How does time-sharing work in Florida?

According to Florida law, time-sharing works based on a system where parenting is broken down into two distinct components: parental responsibility (decision-making) and time-sharing (physical visitation with the child based on a parenting plan):

(b) A parenting plan approved by the court must, at a minimum:
1. Describe in adequate detail how the parents will share and be responsible for the daily tasks associated with the upbringing of the child;
2. Include the time-sharing schedule arrangements that specify the time that the minor child will spend with each parent;
3. Designate who will be responsible for:
a. Any and all forms of health care. If the court orders shared parental responsibility over health care decisions, the parenting plan must provide that either parent may consent to mental health treatment for the child.
b. School-related matters, including the address to be used for school-boundary determination and registration.
c. Other activities; and
4. Describe in adequate detail the methods and technologies that the parents will use to communicate with the child.

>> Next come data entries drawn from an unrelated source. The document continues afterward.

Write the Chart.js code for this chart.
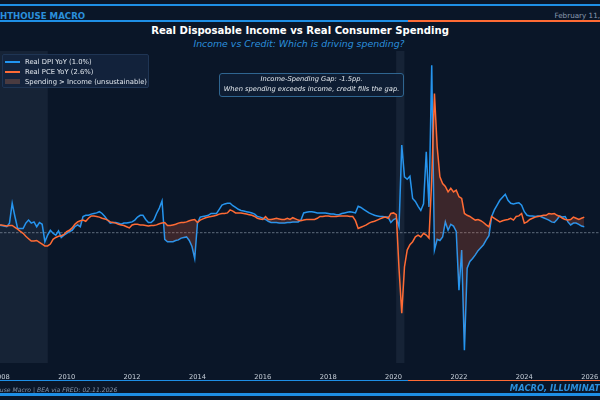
<!DOCTYPE html>
<html>
<head>
<meta charset="utf-8">
<script src="https://cdn.jsdelivr.net/npm/chart.js@4.4.1/dist/chart.umd.min.js"></script>
<style>
  html, body { margin: 0; padding: 0; background: #0a1628; }
  #frame { position: relative; width: 600px; height: 400px; overflow: hidden; background: #0a1628; font-family: "DejaVu Sans", sans-serif; }
  .abs { position: absolute; white-space: nowrap; }
  .rule { position: absolute; left: 0; width: 600px; }
  #chartWrap { position: absolute; left: -40px; top: 51px; width: 680px; height: 330px; }
  #legend { position: absolute; left: 2px; top: 54px; width: 145px; height: 32px; background: rgba(20, 36, 62, 0.85); border: 1px solid #1f3554; border-radius: 2px; }
  .lrow { position: absolute; left: 0; width: 145px; height: 10px; font-size: 6.8px; line-height: 10px; color: #e2e8ef; white-space: nowrap; }
  .lrow span.mk { position: absolute; left: 2px; }
  .lrow span.tx { position: absolute; left: 22px; top: 0; white-space: nowrap; }
  #note { position: absolute; left: 219px; top: 73px; width: 183px; height: 21px; border: 1px solid #2f6590; border-radius: 3px; background: rgba(14, 30, 52, 0.9); color: #e8edf2; font-style: italic; font-size: 6.7px; line-height: 9.6px; text-align: center; padding-top: 1px; white-space: nowrap; }
</style>
</head>
<body>
<div id="frame">
  <div class="rule" style="top:3.5px;height:2px;background:#1e8fe6"></div>
  <div class="abs" style="left:-15.7px;top:11px;font-size:8.6px;line-height:10px;font-weight:bold;color:#2a8fdc">LIGHTHOUSE MACRO</div>
  <div class="abs" style="right:-20.6px;top:11px;font-size:7.2px;line-height:10px;color:#8b9bb0">February 11, 2026</div>
  <div class="rule" style="top:20.3px;height:1.4px;background:linear-gradient(to right,#1e8fe6 0,#1e8fe6 408px,#ff6b35 408px,#ff6b35 600px)"></div>
  <div class="abs" style="left:0;width:600px;top:25px;font-size:10.1px;line-height:12px;font-weight:bold;color:#ffffff;text-align:center">Real Disposable Income vs Real Consumer Spending</div>
  <div class="abs" style="left:0;width:598px;top:37.5px;font-size:9.4px;line-height:11px;font-style:italic;color:#2a8fdc;text-align:center">Income vs Credit: Which is driving spending?</div>

  <div id="chartWrap"><canvas id="chart" width="680" height="330"></canvas></div>

  <div id="legend">
    <div class="lrow" style="top:1.5px"><span class="mk" style="top:4px;width:15px;height:2px;background:#2196f3"></span><span class="tx">Real DPI YoY (1.0%)</span></div>
    <div class="lrow" style="top:11.5px"><span class="mk" style="top:4px;width:15px;height:2px;background:#ff6b35"></span><span class="tx">Real PCE YoY (2.6%)</span></div>
    <div class="lrow" style="top:21.5px"><span class="mk" style="top:2.5px;width:15px;height:5px;background:#4a3b40"></span><span class="tx">Spending &gt; Income (unsustainable)</span></div>
  </div>

  <div id="note">Income-Spending Gap: -1.5pp.<br>When spending exceeds income, credit fills the gap.</div>

  <div class="rule" style="top:380px;height:1.4px;background:linear-gradient(to right,#1e8fe6 0,#1e8fe6 408px,#ff6b35 408px,#ff6b35 600px)"></div>
  <div class="abs" style="left:-23px;top:384.5px;font-size:6.1px;line-height:9px;font-style:italic;color:#8594a8">Lighthouse Macro | BEA via FRED: 02.11.2026</div>
  <div class="abs" style="right:-15.9px;top:383px;font-size:8.4px;line-height:10px;font-weight:bold;font-style:italic;color:#2a8fdc">MACRO, ILLUMINATED.</div>
  <div class="rule" style="top:393.3px;height:2.3px;background:#1e8fe6"></div>
</div>

<script>
// monthly series, first value = Dec 2007
var startYear = 2007;
var startMonth = 12;

// Real disposable personal income, YoY %
var dpiYoY = [
  1.3,
  1.2, 1.1, 1.0, 1.6, 4.9, 2.7, 0.7, 0.7, 0.7, 1.6, 2.1, 1.6,         // 2008
  1.8, 1.0, 1.7, 1.4, -1.5, -0.4, 0.4, -0.1, -0.4, 0.3, -0.8, -0.4,   // 2009
  -0.1, 0.2, 0.4, 1.0, 1.3, 1.0, 2.7, 2.9, 2.9, 3.1, 3.2, 3.3,        // 2010
  3.5, 3.2, 2.7, 2.1, 1.6, 1.7, 1.7, 1.6, 1.4, 1.6, 1.6, 1.7,         // 2011
  1.8, 2.1, 2.6, 2.9, 2.9, 2.2, 1.7, 1.7, 2.1, 3.2, 4.1, 5.3,         // 2012
  -1.1, -1.5, -1.5, -1.5, -1.3, -1.2, -0.9, -0.8, -0.7, -1.3, -2.3, -4.3, // 2013
  1.6, 2.6, 2.7, 2.8, 2.9, 3.2, 3.2, 3.2, 3.9, 4.6, 4.8, 4.9,         // 2014
  4.9, 4.5, 4.2, 3.9, 3.7, 3.6, 3.5, 3.4, 3.3, 3.1, 2.7, 2.6,         // 2015
  2.4, 2.2, 1.9, 1.7, 1.7, 1.7, 1.6, 1.6, 1.6, 1.7, 1.7, 1.8,         // 2016
  1.8, 1.8, 2.1, 3.3, 3.4, 3.5, 3.5, 3.4, 3.3, 3.3, 3.3, 3.3,         // 2017
  3.2, 3.1, 3.1, 3.0, 3.0, 3.2, 3.3, 3.4, 3.5, 3.4, 3.3, 4.4,         // 2018
  4.2, 3.9, 3.6, 3.3, 3.1, 2.9, 2.8, 2.7, 2.7, 2.6, 2.6, 1.7,         // 2019
  2.2, 2.4, 1.0, 14.6, 9.3, 8.9, 9.4, 5.7, 5.2, 4.4, 3.7, 4.8,        // 2020
  13.5, 4.3, 27.9, -2.9, -1.1, -1.3, -0.7, 1.8, 0.4, 1.4, 1.1, 0.2,   // 2021
  -9.6, -2.9, -19.6, -5.9, -4.8, -4.3, -3.7, -3.0, -2.5, -2.0, -1.2, -0.5, // 2022
  2.7, 3.8, 4.6, 5.4, 5.9, 6.4, 5.4, 4.9, 4.8, 4.9, 5.0, 4.6,         // 2023
  3.5, 2.9, 2.8, 2.8, 2.7, 2.8, 2.7, 2.5, 2.3, 2.1, 1.8, 1.7,         // 2024
  2.2, 2.8, 2.6, 2.7, 1.8, 1.3, 1.6, 1.6, 1.4, 1.1, 1.0               // 2025
];

// Real personal consumption expenditures, YoY %
var pceYoY = [
  1.3,
  1.3, 1.2, 1.1, 1.2, 1.2, 0.9, 0.6, 0.2, -0.1, -0.6, -1.0, -1.4,     // 2008
  -1.4, -1.3, -1.6, -1.9, -2.2, -2.2, -1.9, -1.1, -0.8, -0.6, -0.5, -0.3, // 2009
  0.2, 0.4, 0.8, 1.4, 1.8, 2.0, 2.1, 1.9, 2.4, 2.8, 2.8, 2.7,         // 2010
  2.6, 2.4, 2.3, 2.1, 1.8, 1.7, 1.6, 1.4, 1.3, 1.2, 1.0, 0.8,         // 2011
  1.3, 1.4, 1.4, 1.3, 1.3, 1.2, 1.1, 1.2, 1.2, 1.3, 1.5, 1.6,         // 2012
  1.7, 1.2, 1.2, 1.3, 1.4, 1.6, 1.7, 1.7, 1.8, 2.0, 2.1, 2.2,         // 2013
  1.7, 2.1, 2.3, 2.5, 2.6, 2.7, 2.8, 2.9, 3.1, 3.2, 3.2, 3.3,         // 2014
  3.8, 3.6, 3.3, 3.3, 3.3, 3.2, 3.1, 3.0, 2.9, 2.7, 2.4, 2.3,         // 2015
  2.2, 2.7, 2.2, 2.2, 2.3, 2.4, 2.3, 2.2, 2.2, 2.4, 2.2, 2.5,         // 2016
  2.3, 2.1, 2.0, 2.1, 2.2, 2.2, 2.2, 2.2, 2.4, 2.7, 2.7, 2.8,         // 2017
  2.8, 2.7, 2.7, 2.7, 2.8, 2.8, 2.8, 2.8, 2.7, 2.7, 2.0, 0.7,         // 2018
  0.9, 1.1, 1.3, 1.6, 1.8, 1.9, 2.1, 2.3, 2.5, 2.6, 2.4, 3.2,         // 2019
  3.3, 3.0, -6.0, -13.4, -5.7, -2.9, -2.0, -1.5, -0.7, -0.4, -0.7, -0.1, // 2020
  -0.4, -0.9, 8.8, 23.2, 14.3, 9.3, 8.2, 7.7, 6.8, 7.4, 6.8, 7.1,     // 2021
  6.0, 5.7, 3.2, 2.9, 2.7, 2.4, 2.1, 2.2, 2.0, 1.7, 1.3, 1.0,         // 2022
  2.7, 2.4, 2.1, 1.8, 2.0, 2.1, 2.2, 2.4, 2.1, 2.7, 2.8, 3.2,         // 2023
  1.6, 1.8, 2.2, 2.4, 2.6, 2.7, 2.8, 2.9, 2.9, 3.2, 3.1, 3.2,         // 2024
  2.9, 2.7, 2.4, 2.2, 2.1, 2.2, 2.6, 2.4, 2.2, 2.4, 2.6               // 2025
];

var tickYears = [2008, 2010, 2012, 2014, 2016, 2018, 2020, 2022, 2024, 2026];

// NBER recessions, decimal years
var recessions = [[2007.92, 2009.42], [2020.08, 2020.33]];

var BLUE = '#2196f3';
var ORANGE = '#ff6b35';

function toPoints(values) {
  var t0 = startYear + (startMonth - 1) / 12;
  return values.map(function (v, i) { return { x: t0 + i / 12, y: v }; });
}

var backdrop = {
  id: 'backdrop',
  beforeDatasetsDraw: function (chart) {
    var c = chart.ctx, area = chart.chartArea, xs = chart.scales.x, ys = chart.scales.y;
    c.save();
    c.fillStyle = 'rgba(140, 160, 190, 0.10)';
    recessions.forEach(function (r) {
      var a = xs.getPixelForValue(r[0]), b = xs.getPixelForValue(r[1]);
      c.fillRect(a, area.top, b - a, area.bottom - area.top);
    });
    var y0 = ys.getPixelForValue(0);
    c.strokeStyle = 'rgba(160, 172, 188, 0.7)';
    c.lineWidth = 0.8;
    c.setLineDash([2.5, 1.5]);
    c.beginPath();
    c.moveTo(area.left, y0);
    c.lineTo(area.right, y0);
    c.stroke();
    c.restore();
  }
};

document.addEventListener('DOMContentLoaded', function () {
    var ctx = document.getElementById('chart').getContext('2d');

    var myChart = new Chart(ctx, {
        type: 'line',
        data: {
            datasets: [{
                label: 'Real DPI YoY (1.0%)',
                data: toPoints(dpiYoY),
                borderColor: BLUE,
                borderWidth: 1.5,
                pointRadius: 0,
                tension: 0,
                order: 2
            }, {
                label: 'Real PCE YoY (2.6%)',
                data: toPoints(pceYoY),
                borderColor: ORANGE,
                borderWidth: 1.5,
                pointRadius: 0,
                tension: 0,
                fill: { target: 0, above: 'rgba(255, 107, 53, 0.20)', below: 'rgba(0, 0, 0, 0)' },
                order: 1
            }]
        },
        options: {
            responsive: false,
            animation: false,
            layout: { padding: 0, autoPadding: false },
            plugins: {
                legend: { display: false },
                tooltip: { enabled: false }
            },
            scales: {
                x: {
                    type: 'linear',
                    min: 2006.7366,
                    max: 2027.538,
                    grid: { display: false },
                    border: { display: false },
                    afterFit: function (s) { s.height = 18; },
                    afterBuildTicks: function (s) {
                        s.ticks = tickYears.map(function (v) { return { value: v }; });
                    },
                    ticks: {
                        color: '#c9d1db',
                        font: { family: 'DejaVu Sans', size: 6.7 },
                        padding: 2,
                        maxRotation: 0,
                        autoSkip: false,
                        callback: function (v) { return String(v); }
                    }
                },
                y: {
                    display: false,
                    min: -21.717,
                    max: 30.283
                }
            }
        },
        plugins: [backdrop]
    });
});
</script>
</body>
</html>
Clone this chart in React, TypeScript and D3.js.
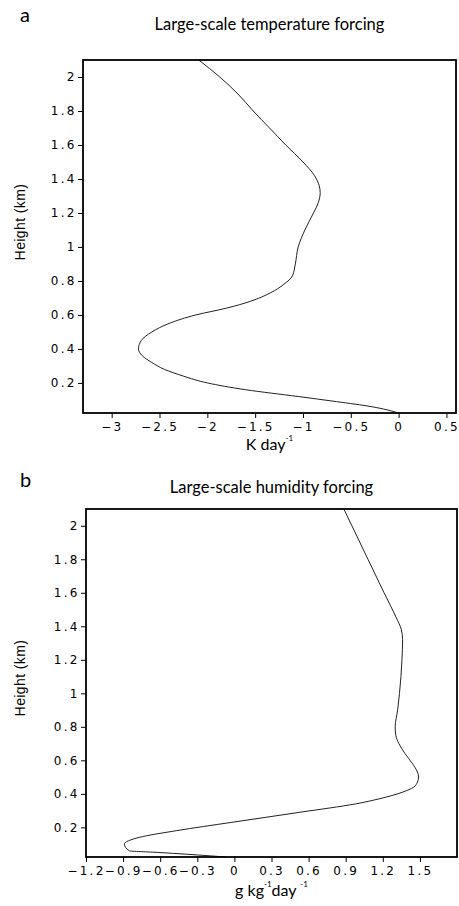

 (c) The court shall determine all matters relating to parenting and time-sharing of each minor child of the parties in accordance with the best interests of the child and in accordance with the Uniform Child Custody Jurisdiction and Enforcement Act, except that modification of a parenting plan and time-sharing schedule requires a showing of a substantial, material, and unanticipated change of circumstances.

See: Florida Statute 61.13 and this analysis by the Florida House of Representatives Staff about Parenting and Time-sharing of Minor Children.

Please note, shared parental responsibility assumes that the parties can come to an agreement on the care of their children. If they cannot, the Judge can decide that their inability to do so is a substantial change in circumstance, requiring modification of the final judgment:

Shared parental responsibility assumes that the parties can come to agreement on the welfare of their children. Where the parties cannot and will not come to agreement, the trial court can determine that such an impasse constitutes a substantial change in circumstance, requiring modification of the final judgment in the best interest of the children. Because competent substantial evidence supports the trial court's determinations in this case, we affirm the final judgment of modification.